> [What to work on]
Without including any images, repeat the data exactly.

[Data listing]
● ● ●
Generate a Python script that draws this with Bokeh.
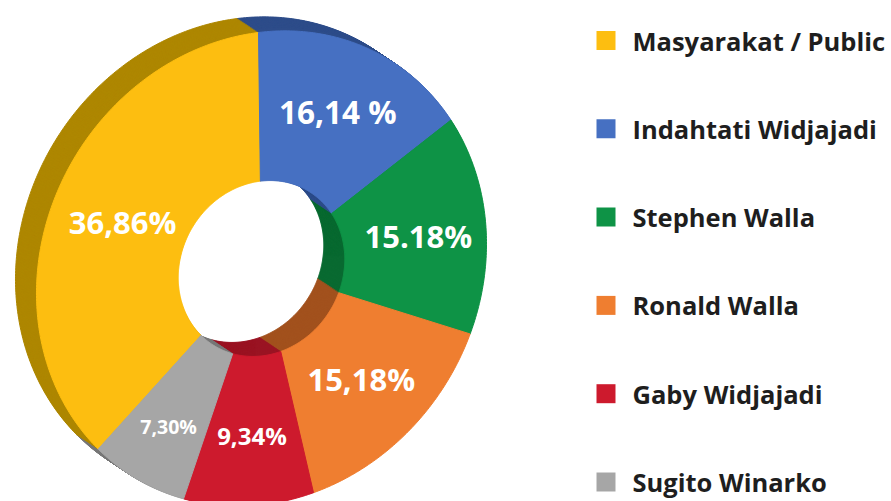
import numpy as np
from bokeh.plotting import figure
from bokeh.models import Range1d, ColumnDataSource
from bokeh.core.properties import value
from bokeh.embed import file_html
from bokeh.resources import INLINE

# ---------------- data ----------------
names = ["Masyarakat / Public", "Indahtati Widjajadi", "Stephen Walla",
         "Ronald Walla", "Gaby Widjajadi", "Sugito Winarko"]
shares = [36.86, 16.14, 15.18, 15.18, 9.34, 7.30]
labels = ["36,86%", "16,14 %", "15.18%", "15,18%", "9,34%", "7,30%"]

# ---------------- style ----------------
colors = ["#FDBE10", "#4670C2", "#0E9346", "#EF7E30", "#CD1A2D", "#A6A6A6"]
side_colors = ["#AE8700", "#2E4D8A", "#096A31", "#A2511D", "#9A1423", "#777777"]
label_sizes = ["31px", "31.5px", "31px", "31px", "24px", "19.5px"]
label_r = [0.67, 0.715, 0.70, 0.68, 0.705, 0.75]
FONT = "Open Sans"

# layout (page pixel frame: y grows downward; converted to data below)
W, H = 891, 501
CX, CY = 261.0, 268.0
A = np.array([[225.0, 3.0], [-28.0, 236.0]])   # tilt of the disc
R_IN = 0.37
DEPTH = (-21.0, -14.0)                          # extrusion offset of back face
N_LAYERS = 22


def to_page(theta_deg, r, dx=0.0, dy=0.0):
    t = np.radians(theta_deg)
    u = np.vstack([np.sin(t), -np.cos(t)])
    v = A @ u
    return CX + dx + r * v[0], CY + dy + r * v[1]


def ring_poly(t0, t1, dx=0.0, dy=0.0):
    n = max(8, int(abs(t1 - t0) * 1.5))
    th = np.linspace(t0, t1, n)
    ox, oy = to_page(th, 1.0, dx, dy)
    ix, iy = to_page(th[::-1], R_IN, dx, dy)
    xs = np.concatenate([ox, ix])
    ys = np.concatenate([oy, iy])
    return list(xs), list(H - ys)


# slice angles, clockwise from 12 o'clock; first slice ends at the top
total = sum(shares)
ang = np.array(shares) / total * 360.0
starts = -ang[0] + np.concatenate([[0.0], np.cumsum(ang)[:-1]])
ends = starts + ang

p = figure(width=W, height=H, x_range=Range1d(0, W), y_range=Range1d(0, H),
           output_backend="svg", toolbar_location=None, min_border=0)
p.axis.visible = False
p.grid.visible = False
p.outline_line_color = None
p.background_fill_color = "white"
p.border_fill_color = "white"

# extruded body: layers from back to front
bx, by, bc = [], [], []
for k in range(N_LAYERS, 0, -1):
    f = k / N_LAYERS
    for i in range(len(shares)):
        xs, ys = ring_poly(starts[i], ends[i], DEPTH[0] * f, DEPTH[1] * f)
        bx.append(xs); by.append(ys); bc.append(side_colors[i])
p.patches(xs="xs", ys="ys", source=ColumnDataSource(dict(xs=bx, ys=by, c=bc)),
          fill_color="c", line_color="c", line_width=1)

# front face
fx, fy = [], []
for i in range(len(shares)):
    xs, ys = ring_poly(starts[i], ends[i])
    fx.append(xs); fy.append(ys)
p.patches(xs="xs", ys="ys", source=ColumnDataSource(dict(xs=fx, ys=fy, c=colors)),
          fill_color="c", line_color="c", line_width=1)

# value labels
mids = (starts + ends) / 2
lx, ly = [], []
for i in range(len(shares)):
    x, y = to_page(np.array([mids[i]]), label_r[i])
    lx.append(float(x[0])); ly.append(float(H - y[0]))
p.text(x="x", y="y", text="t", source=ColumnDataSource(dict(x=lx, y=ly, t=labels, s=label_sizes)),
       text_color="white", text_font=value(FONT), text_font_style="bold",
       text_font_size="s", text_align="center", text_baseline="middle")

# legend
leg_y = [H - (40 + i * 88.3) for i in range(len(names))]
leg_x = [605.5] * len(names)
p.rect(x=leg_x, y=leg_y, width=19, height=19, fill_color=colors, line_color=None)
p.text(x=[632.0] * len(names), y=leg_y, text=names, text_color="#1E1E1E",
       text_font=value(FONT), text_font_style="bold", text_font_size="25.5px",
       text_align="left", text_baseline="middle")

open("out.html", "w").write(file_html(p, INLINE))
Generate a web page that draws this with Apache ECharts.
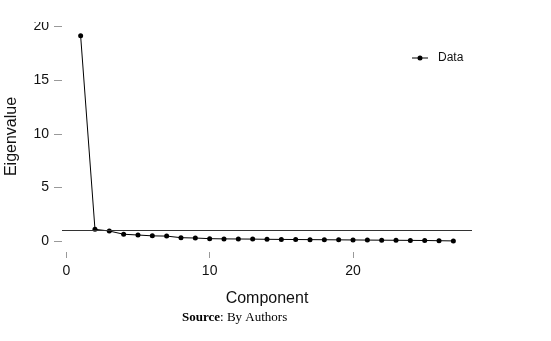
● ● ●
> [The completed task]
Generate a Python script that draws this with Bokeh.
import numpy as np
from bokeh.plotting import figure
from bokeh.models import Range1d, ColumnDataSource
from bokeh.core.properties import value
from bokeh.embed import file_html
from bokeh.resources import INLINE

# ---------------- data ----------------
names = ["Masyarakat / Public", "Indahtati Widjajadi", "Stephen Walla",
         "Ronald Walla", "Gaby Widjajadi", "Sugito Winarko"]
shares = [36.86, 16.14, 15.18, 15.18, 9.34, 7.30]
labels = ["36,86%", "16,14 %", "15.18%", "15,18%", "9,34%", "7,30%"]

# ---------------- style ----------------
colors = ["#FDBE10", "#4670C2", "#0E9346", "#EF7E30", "#CD1A2D", "#A6A6A6"]
side_colors = ["#AE8700", "#2E4D8A", "#096A31", "#A2511D", "#9A1423", "#777777"]
label_sizes = ["31px", "31.5px", "31px", "31px", "24px", "19.5px"]
label_r = [0.67, 0.715, 0.70, 0.68, 0.705, 0.75]
FONT = "Open Sans"

# layout (page pixel frame: y grows downward; converted to data below)
W, H = 891, 501
CX, CY = 261.0, 268.0
A = np.array([[225.0, 3.0], [-28.0, 236.0]])   # tilt of the disc
R_IN = 0.37
DEPTH = (-21.0, -14.0)                          # extrusion offset of back face
N_LAYERS = 22


def to_page(theta_deg, r, dx=0.0, dy=0.0):
    t = np.radians(theta_deg)
    u = np.vstack([np.sin(t), -np.cos(t)])
    v = A @ u
    return CX + dx + r * v[0], CY + dy + r * v[1]


def ring_poly(t0, t1, dx=0.0, dy=0.0):
    n = max(8, int(abs(t1 - t0) * 1.5))
    th = np.linspace(t0, t1, n)
    ox, oy = to_page(th, 1.0, dx, dy)
    ix, iy = to_page(th[::-1], R_IN, dx, dy)
    xs = np.concatenate([ox, ix])
    ys = np.concatenate([oy, iy])
    return list(xs), list(H - ys)


# slice angles, clockwise from 12 o'clock; first slice ends at the top
total = sum(shares)
ang = np.array(shares) / total * 360.0
starts = -ang[0] + np.concatenate([[0.0], np.cumsum(ang)[:-1]])
ends = starts + ang

p = figure(width=W, height=H, x_range=Range1d(0, W), y_range=Range1d(0, H),
           output_backend="svg", toolbar_location=None, min_border=0)
p.axis.visible = False
p.grid.visible = False
p.outline_line_color = None
p.background_fill_color = "white"
p.border_fill_color = "white"

# extruded body: layers from back to front
bx, by, bc = [], [], []
for k in range(N_LAYERS, 0, -1):
    f = k / N_LAYERS
    for i in range(len(shares)):
        xs, ys = ring_poly(starts[i], ends[i], DEPTH[0] * f, DEPTH[1] * f)
        bx.append(xs); by.append(ys); bc.append(side_colors[i])
p.patches(xs="xs", ys="ys", source=ColumnDataSource(dict(xs=bx, ys=by, c=bc)),
          fill_color="c", line_color="c", line_width=1)

# front face
fx, fy = [], []
for i in range(len(shares)):
    xs, ys = ring_poly(starts[i], ends[i])
    fx.append(xs); fy.append(ys)
p.patches(xs="xs", ys="ys", source=ColumnDataSource(dict(xs=fx, ys=fy, c=colors)),
          fill_color="c", line_color="c", line_width=1)

# value labels
mids = (starts + ends) / 2
lx, ly = [], []
for i in range(len(shares)):
    x, y = to_page(np.array([mids[i]]), label_r[i])
    lx.append(float(x[0])); ly.append(float(H - y[0]))
p.text(x="x", y="y", text="t", source=ColumnDataSource(dict(x=lx, y=ly, t=labels, s=label_sizes)),
       text_color="white", text_font=value(FONT), text_font_style="bold",
       text_font_size="s", text_align="center", text_baseline="middle")

# legend
leg_y = [H - (40 + i * 88.3) for i in range(len(names))]
leg_x = [605.5] * len(names)
p.rect(x=leg_x, y=leg_y, width=19, height=19, fill_color=colors, line_color=None)
p.text(x=[632.0] * len(names), y=leg_y, text=names, text_color="#1E1E1E",
       text_font=value(FONT), text_font_style="bold", text_font_size="25.5px",
       text_align="left", text_baseline="middle")

open("out.html", "w").write(file_html(p, INLINE))
Generate a web page that draws this with Apache ECharts.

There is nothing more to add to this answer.